PROVIDED MATERIAL:

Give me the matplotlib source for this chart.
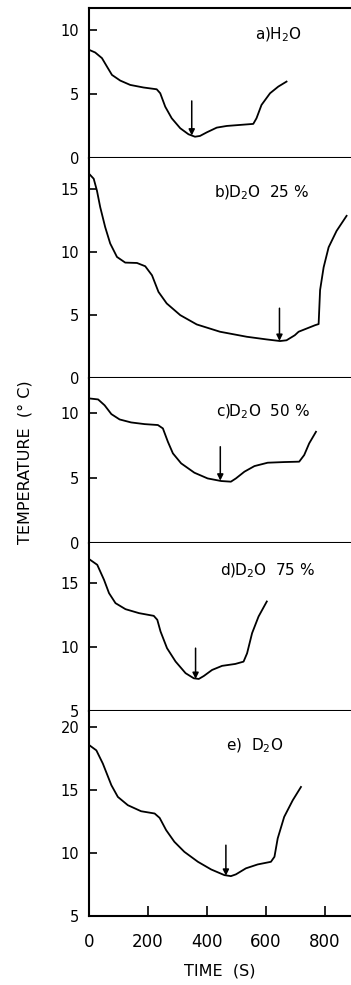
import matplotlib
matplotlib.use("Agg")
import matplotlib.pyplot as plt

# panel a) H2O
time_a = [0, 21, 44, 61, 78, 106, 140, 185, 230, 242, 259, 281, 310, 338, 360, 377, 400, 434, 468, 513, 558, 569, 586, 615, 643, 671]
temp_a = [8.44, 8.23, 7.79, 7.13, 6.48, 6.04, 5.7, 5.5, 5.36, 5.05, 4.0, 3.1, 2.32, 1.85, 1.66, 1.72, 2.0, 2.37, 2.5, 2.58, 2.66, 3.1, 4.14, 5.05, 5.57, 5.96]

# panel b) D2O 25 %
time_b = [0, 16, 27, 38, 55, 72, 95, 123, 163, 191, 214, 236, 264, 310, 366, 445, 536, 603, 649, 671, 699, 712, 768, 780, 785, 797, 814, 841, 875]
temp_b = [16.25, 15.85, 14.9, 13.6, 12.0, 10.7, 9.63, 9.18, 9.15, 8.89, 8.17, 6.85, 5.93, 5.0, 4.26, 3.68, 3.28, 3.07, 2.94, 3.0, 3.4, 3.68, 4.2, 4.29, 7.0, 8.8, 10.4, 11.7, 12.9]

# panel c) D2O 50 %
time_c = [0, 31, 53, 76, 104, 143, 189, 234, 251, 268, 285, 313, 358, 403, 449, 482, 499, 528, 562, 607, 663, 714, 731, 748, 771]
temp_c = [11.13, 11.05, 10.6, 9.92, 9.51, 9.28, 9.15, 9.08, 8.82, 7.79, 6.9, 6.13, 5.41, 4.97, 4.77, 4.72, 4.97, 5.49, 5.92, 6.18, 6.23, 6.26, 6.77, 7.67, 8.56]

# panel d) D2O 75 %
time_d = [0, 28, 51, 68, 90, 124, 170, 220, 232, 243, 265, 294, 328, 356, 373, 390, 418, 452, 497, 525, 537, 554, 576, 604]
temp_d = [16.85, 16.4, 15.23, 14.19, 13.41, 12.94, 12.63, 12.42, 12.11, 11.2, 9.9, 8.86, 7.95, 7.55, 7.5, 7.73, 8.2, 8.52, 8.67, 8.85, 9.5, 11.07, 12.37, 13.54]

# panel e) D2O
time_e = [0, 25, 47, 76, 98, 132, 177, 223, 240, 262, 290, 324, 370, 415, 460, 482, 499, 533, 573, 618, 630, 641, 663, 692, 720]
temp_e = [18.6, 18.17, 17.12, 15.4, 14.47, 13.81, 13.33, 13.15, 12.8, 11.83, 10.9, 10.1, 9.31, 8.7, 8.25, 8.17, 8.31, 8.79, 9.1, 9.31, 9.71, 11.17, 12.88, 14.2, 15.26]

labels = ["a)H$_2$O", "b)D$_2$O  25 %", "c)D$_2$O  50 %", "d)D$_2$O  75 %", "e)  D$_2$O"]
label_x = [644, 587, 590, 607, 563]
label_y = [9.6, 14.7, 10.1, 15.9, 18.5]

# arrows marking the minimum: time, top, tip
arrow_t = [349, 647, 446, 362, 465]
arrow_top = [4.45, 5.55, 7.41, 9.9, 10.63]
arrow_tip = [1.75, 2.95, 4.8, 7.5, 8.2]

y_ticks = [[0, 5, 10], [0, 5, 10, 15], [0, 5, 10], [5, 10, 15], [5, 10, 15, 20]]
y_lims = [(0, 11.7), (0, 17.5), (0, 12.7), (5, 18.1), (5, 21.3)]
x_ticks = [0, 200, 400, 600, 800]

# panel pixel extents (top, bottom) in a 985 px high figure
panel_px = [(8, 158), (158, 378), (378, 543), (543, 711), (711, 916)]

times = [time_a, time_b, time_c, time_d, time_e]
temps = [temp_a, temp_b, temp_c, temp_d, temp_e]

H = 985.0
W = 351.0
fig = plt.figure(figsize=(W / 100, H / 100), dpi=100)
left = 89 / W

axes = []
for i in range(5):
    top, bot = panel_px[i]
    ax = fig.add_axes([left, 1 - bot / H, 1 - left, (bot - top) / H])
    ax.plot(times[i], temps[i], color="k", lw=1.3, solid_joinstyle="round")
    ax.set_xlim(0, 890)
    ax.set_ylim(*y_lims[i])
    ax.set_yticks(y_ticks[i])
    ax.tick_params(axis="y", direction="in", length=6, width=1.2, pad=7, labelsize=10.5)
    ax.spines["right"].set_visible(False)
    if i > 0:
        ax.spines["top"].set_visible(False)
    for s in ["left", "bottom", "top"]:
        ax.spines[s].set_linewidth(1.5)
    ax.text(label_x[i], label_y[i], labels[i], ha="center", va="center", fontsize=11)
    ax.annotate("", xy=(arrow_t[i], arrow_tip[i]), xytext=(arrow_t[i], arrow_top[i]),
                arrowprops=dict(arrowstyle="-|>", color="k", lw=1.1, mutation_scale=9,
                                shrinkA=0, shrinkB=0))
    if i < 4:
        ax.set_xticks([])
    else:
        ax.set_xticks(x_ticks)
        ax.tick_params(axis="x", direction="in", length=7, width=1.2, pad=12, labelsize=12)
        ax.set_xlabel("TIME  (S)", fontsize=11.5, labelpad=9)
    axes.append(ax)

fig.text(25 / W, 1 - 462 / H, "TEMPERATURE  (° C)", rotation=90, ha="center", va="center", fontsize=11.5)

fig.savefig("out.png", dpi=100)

WHAT IS REQUIRED: Check each line of the data above for the string "matplotlib", then report how many lines have it, with no other words.

SOLVED PROBLEM: 4